Charts and diagrams as code:
** BEGIN **

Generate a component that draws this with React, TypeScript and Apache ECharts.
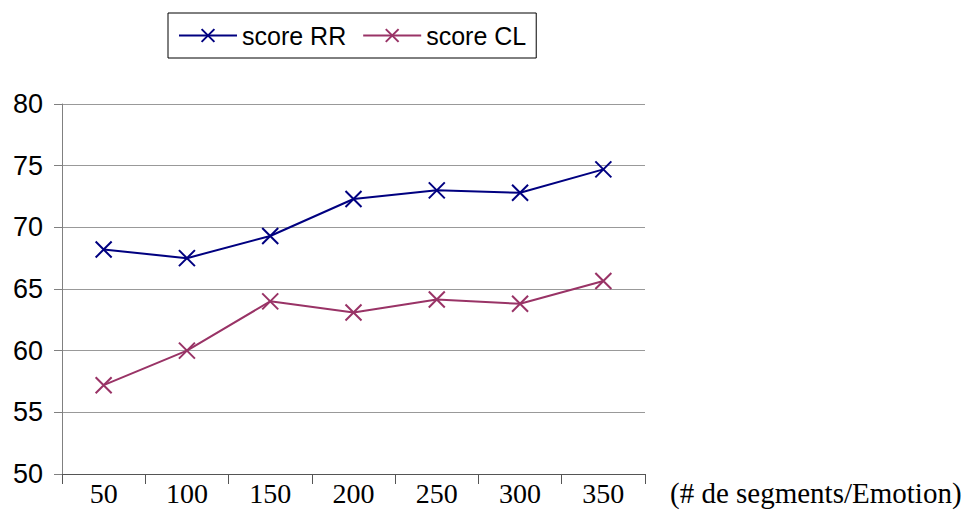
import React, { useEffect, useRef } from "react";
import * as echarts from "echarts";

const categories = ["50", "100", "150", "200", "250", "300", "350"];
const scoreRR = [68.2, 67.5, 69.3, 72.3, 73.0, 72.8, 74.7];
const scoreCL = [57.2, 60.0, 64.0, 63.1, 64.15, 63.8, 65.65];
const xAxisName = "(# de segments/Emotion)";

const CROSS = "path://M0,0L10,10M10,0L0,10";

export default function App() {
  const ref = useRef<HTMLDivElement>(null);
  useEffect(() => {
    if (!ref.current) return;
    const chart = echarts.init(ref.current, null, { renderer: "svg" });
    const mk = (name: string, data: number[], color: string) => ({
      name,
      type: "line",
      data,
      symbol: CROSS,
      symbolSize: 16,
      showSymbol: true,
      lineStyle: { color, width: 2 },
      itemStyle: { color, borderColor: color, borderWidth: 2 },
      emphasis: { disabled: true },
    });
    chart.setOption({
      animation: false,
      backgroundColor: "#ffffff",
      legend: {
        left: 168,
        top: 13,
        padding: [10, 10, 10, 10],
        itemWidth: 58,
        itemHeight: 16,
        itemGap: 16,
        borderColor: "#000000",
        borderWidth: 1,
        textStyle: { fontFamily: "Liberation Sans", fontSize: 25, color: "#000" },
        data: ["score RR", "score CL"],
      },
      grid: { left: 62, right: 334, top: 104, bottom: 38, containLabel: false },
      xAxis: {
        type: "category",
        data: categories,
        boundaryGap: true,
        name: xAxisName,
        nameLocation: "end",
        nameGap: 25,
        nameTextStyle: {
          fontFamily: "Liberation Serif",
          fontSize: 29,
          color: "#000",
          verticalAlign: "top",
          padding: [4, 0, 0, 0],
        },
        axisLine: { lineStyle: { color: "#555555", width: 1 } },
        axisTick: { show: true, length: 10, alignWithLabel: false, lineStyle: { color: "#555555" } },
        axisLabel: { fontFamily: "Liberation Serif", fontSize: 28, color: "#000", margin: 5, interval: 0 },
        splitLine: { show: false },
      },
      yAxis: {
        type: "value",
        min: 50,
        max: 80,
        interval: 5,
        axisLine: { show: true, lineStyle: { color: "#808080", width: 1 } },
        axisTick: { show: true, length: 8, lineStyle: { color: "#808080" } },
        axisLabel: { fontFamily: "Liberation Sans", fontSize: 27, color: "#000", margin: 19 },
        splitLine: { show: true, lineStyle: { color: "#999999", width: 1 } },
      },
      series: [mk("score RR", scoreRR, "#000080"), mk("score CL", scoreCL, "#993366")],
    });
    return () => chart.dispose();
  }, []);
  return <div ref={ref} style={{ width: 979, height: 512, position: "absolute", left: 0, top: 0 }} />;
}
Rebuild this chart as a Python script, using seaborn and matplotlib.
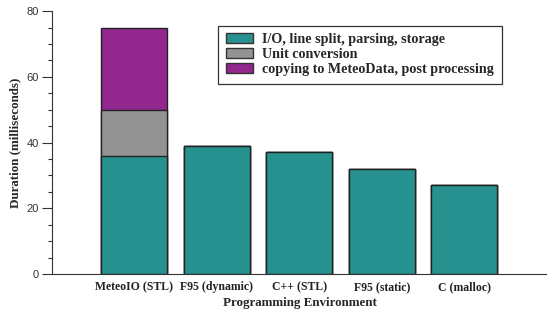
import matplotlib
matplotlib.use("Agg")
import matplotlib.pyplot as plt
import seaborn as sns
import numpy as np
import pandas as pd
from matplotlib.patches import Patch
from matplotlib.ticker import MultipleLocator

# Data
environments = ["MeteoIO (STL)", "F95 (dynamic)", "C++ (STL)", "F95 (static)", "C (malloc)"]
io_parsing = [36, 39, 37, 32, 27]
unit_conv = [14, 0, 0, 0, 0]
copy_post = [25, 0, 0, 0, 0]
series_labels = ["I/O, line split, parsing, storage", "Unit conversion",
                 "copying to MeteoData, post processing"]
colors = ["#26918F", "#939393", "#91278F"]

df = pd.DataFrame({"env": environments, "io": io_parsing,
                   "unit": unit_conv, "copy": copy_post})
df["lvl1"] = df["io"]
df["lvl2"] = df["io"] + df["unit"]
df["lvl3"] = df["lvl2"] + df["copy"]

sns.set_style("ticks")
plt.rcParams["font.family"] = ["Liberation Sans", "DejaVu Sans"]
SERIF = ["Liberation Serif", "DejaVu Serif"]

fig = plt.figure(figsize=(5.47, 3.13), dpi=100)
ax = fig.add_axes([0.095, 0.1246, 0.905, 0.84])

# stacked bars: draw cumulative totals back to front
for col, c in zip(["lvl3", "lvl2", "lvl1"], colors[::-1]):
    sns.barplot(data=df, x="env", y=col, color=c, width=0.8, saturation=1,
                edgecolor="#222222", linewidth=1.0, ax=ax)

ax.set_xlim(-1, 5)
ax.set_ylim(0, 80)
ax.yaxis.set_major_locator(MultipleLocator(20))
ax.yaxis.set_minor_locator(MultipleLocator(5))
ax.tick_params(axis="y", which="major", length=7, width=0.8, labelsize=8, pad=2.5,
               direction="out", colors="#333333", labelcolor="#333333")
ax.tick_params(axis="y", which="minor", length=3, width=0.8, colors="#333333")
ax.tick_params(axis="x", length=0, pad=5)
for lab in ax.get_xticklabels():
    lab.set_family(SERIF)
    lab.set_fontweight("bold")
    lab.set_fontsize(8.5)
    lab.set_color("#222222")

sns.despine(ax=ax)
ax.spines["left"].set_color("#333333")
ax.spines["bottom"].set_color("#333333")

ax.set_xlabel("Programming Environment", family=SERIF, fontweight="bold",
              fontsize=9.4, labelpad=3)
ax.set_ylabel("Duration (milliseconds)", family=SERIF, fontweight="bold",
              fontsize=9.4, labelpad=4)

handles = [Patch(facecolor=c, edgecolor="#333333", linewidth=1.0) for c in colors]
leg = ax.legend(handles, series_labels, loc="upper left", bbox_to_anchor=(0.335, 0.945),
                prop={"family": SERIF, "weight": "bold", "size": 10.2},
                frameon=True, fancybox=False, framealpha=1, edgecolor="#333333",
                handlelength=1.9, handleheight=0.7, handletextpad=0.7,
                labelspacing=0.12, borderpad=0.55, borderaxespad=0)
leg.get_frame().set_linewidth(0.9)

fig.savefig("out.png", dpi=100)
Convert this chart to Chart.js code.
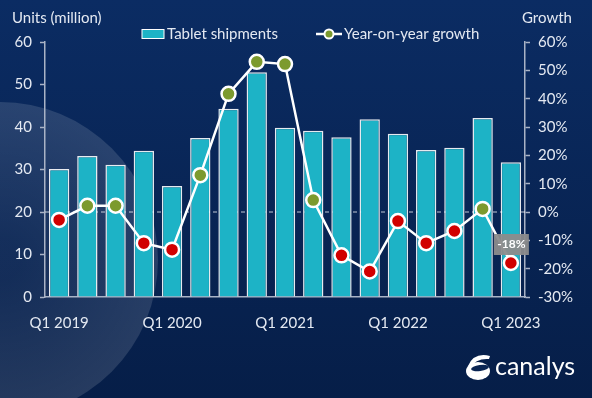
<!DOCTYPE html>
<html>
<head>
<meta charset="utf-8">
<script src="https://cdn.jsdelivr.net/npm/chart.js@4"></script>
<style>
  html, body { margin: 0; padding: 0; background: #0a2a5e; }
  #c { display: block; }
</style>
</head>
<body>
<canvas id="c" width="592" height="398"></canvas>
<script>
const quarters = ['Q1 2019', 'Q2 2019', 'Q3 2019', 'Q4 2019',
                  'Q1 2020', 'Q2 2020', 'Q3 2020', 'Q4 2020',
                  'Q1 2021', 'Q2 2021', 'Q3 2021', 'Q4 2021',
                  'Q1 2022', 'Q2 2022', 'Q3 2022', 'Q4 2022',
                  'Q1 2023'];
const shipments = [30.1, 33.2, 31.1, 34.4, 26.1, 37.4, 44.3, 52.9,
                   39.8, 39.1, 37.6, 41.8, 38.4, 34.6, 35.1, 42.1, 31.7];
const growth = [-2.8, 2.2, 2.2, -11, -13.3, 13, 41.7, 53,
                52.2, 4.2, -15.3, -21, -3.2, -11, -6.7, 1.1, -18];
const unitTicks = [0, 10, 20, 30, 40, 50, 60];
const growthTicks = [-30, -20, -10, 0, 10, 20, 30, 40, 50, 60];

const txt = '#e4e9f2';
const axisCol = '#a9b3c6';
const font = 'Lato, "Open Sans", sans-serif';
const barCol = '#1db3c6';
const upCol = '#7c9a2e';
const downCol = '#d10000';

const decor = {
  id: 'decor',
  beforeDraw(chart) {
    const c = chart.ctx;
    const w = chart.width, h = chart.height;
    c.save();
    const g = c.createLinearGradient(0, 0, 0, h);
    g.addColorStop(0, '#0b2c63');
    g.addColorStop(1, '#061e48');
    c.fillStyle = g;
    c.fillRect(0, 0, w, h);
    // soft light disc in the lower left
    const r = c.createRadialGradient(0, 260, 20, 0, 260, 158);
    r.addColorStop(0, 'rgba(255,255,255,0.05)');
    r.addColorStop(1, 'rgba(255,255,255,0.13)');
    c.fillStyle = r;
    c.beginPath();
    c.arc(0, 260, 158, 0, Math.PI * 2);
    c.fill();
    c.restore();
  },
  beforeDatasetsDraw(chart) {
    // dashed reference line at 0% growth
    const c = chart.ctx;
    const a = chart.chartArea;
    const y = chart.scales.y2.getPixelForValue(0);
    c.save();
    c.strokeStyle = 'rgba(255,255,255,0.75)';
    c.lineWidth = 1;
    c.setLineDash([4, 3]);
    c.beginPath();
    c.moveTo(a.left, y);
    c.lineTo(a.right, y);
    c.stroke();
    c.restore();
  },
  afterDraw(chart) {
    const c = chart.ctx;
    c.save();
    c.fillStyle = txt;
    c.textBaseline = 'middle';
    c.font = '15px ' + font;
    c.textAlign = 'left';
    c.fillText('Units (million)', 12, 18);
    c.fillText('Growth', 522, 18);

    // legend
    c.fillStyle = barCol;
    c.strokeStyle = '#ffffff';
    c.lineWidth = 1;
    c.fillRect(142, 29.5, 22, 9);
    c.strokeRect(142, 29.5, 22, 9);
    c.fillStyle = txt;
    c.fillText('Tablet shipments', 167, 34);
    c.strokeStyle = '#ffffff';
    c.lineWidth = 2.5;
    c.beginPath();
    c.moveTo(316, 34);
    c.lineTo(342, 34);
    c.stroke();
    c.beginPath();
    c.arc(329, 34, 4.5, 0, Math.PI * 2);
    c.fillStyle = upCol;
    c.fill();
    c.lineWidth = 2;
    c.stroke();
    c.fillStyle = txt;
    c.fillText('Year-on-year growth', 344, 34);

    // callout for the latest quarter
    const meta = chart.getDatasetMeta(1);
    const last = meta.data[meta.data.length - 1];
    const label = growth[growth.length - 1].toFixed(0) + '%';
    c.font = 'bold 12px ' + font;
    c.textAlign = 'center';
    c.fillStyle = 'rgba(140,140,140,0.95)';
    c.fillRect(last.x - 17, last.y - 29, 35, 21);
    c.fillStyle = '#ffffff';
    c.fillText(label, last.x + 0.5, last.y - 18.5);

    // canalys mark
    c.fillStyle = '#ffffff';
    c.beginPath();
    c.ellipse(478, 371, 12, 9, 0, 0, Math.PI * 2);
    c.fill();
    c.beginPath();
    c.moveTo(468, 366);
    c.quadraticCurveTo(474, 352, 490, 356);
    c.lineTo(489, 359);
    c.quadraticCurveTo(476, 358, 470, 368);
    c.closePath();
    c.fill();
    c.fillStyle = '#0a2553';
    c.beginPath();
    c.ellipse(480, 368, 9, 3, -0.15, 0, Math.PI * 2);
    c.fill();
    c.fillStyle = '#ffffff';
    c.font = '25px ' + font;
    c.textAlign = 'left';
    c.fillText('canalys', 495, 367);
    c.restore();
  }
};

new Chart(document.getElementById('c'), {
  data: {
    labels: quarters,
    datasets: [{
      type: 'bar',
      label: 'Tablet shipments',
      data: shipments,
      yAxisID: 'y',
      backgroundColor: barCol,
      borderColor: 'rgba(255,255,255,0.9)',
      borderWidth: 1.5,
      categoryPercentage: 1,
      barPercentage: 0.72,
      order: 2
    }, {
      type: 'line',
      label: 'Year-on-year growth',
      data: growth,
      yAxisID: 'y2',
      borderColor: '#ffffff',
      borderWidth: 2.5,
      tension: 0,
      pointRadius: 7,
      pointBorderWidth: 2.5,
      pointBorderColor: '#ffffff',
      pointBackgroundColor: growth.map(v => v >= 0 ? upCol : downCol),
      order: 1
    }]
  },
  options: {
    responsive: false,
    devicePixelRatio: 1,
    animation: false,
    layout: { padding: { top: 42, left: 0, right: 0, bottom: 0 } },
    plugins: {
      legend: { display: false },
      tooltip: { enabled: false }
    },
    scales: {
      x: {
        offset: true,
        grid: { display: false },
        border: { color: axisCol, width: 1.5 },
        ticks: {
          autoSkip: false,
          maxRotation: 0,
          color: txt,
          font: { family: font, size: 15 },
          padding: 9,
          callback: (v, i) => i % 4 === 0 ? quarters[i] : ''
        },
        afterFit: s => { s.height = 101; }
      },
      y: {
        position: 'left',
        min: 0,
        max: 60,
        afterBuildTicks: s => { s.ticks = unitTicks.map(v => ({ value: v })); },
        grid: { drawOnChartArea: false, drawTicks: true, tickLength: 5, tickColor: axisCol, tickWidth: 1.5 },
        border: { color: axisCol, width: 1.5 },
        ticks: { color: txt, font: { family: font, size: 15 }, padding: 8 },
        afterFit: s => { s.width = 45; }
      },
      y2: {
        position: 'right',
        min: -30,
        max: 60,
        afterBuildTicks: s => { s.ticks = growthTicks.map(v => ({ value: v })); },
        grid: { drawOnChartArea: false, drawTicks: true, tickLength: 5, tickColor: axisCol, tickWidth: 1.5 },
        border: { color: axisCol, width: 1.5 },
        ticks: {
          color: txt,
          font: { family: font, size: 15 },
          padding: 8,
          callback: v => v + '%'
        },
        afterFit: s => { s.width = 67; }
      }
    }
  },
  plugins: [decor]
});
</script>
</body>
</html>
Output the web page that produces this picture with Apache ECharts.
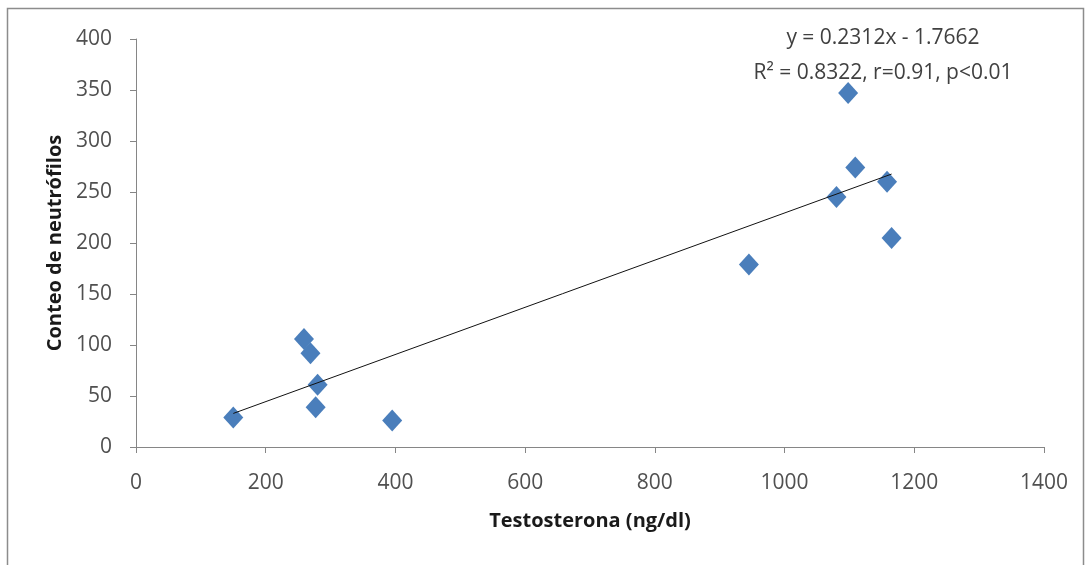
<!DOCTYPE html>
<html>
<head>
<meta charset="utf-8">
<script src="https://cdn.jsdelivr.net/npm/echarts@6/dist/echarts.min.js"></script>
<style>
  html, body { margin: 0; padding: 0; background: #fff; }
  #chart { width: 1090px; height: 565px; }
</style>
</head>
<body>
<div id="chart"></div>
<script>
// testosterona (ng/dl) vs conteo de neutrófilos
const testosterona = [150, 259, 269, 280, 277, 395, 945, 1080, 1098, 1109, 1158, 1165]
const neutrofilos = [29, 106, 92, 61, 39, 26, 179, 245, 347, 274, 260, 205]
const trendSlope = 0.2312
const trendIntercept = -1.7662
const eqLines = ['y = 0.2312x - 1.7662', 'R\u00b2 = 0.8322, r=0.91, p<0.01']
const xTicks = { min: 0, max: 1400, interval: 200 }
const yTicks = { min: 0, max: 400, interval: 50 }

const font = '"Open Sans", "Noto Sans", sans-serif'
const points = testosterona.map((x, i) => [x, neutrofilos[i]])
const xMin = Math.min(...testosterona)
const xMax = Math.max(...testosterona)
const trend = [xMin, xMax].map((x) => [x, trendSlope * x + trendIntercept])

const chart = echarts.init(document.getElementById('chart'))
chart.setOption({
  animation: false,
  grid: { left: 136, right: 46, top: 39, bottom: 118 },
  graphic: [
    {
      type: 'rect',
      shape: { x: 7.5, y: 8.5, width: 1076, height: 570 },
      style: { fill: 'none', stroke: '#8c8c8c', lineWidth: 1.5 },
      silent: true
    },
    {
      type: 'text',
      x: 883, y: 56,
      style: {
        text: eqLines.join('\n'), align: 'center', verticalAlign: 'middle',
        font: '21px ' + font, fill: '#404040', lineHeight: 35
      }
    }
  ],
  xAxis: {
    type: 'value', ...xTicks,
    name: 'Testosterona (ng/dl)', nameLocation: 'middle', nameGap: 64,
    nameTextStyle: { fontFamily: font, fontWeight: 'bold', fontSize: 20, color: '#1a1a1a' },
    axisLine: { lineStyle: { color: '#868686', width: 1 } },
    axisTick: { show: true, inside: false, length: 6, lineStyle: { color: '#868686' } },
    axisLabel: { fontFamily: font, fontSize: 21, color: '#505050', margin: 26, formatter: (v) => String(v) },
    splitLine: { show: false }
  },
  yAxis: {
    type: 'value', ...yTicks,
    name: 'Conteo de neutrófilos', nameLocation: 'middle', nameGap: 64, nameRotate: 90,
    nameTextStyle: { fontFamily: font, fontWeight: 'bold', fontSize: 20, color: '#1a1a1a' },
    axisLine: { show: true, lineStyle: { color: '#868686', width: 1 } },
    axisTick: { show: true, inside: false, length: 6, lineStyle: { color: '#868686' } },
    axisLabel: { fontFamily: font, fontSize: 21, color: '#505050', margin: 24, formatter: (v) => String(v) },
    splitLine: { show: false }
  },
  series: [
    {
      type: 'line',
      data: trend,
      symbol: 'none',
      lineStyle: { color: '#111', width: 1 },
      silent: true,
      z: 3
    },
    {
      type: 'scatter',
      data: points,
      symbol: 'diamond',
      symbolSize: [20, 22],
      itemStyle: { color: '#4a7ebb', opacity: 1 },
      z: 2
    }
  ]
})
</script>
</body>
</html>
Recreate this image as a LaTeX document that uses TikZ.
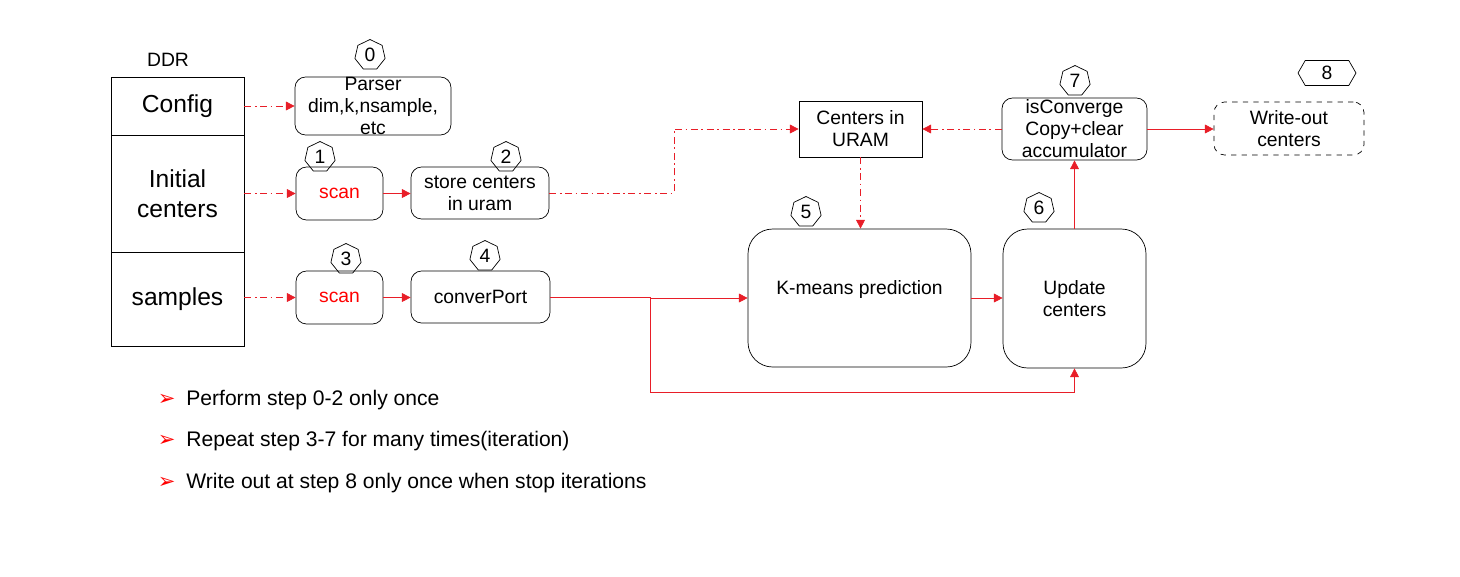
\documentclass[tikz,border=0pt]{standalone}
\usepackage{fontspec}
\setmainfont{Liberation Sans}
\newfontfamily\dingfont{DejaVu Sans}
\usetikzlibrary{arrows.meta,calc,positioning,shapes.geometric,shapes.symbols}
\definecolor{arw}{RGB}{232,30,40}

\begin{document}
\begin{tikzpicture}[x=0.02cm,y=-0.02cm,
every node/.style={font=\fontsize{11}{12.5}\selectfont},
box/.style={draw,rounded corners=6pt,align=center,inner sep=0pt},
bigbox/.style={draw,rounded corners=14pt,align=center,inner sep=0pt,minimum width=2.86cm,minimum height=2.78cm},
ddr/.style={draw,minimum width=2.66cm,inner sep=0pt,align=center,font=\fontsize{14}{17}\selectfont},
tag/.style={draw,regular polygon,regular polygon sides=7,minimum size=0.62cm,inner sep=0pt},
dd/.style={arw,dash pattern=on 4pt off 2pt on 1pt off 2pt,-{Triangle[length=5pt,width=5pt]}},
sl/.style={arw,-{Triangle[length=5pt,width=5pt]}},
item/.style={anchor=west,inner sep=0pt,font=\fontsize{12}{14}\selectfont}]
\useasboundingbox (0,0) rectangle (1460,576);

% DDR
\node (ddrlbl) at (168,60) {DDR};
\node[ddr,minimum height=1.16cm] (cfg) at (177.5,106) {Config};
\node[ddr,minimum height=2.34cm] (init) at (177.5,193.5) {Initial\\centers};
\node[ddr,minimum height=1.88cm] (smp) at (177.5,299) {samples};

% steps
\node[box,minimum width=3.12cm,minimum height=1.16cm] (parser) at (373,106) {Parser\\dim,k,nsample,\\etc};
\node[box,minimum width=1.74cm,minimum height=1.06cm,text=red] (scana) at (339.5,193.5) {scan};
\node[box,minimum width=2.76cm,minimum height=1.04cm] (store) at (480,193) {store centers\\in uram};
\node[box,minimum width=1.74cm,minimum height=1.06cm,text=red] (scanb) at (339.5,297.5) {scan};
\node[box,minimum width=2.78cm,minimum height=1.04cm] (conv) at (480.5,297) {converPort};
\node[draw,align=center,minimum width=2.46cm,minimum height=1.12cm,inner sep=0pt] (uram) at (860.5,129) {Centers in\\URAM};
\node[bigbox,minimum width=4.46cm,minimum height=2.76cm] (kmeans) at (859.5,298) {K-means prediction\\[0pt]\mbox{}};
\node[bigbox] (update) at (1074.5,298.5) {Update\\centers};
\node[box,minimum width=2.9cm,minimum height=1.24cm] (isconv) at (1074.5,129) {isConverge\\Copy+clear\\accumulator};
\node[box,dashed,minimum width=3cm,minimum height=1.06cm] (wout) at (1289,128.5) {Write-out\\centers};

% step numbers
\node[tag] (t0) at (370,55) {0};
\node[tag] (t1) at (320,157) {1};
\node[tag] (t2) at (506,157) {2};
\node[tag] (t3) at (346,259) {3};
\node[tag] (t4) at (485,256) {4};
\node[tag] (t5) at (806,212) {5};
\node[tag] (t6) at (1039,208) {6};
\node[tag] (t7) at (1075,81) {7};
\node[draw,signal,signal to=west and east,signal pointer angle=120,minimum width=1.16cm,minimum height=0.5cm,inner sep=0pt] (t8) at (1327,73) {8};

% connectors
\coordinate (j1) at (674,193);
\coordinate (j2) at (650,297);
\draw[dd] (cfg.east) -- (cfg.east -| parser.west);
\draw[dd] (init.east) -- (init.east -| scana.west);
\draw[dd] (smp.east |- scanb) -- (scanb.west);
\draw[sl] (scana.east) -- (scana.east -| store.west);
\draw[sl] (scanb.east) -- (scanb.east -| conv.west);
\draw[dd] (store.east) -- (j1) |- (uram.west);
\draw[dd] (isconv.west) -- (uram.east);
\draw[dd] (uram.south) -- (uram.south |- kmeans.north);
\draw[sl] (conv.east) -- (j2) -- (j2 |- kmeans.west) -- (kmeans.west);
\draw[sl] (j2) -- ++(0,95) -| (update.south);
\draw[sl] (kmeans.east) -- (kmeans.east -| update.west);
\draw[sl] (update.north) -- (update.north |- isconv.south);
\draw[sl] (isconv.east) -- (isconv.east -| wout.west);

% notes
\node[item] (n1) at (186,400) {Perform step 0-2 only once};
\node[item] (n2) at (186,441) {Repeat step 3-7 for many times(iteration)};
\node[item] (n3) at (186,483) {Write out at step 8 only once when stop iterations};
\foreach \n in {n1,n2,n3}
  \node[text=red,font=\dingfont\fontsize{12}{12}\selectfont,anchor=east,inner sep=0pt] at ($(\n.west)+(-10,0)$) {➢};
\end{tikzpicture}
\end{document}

** END **

EXERCISE PROMPT → Retype the lines above exactly as they appear, from the line containing "Rebuild this chart" through the line containing "from matplotlib.ticker import MultipleLocator", and leave out any pictures.

FINISHED EXERCISE →
Rebuild this chart as a Python script, using seaborn and matplotlib.
import matplotlib
matplotlib.use("Agg")
import matplotlib.pyplot as plt
import seaborn as sns
import numpy as np
import pandas as pd
from matplotlib.patches import Patch
from matplotlib.ticker import MultipleLocator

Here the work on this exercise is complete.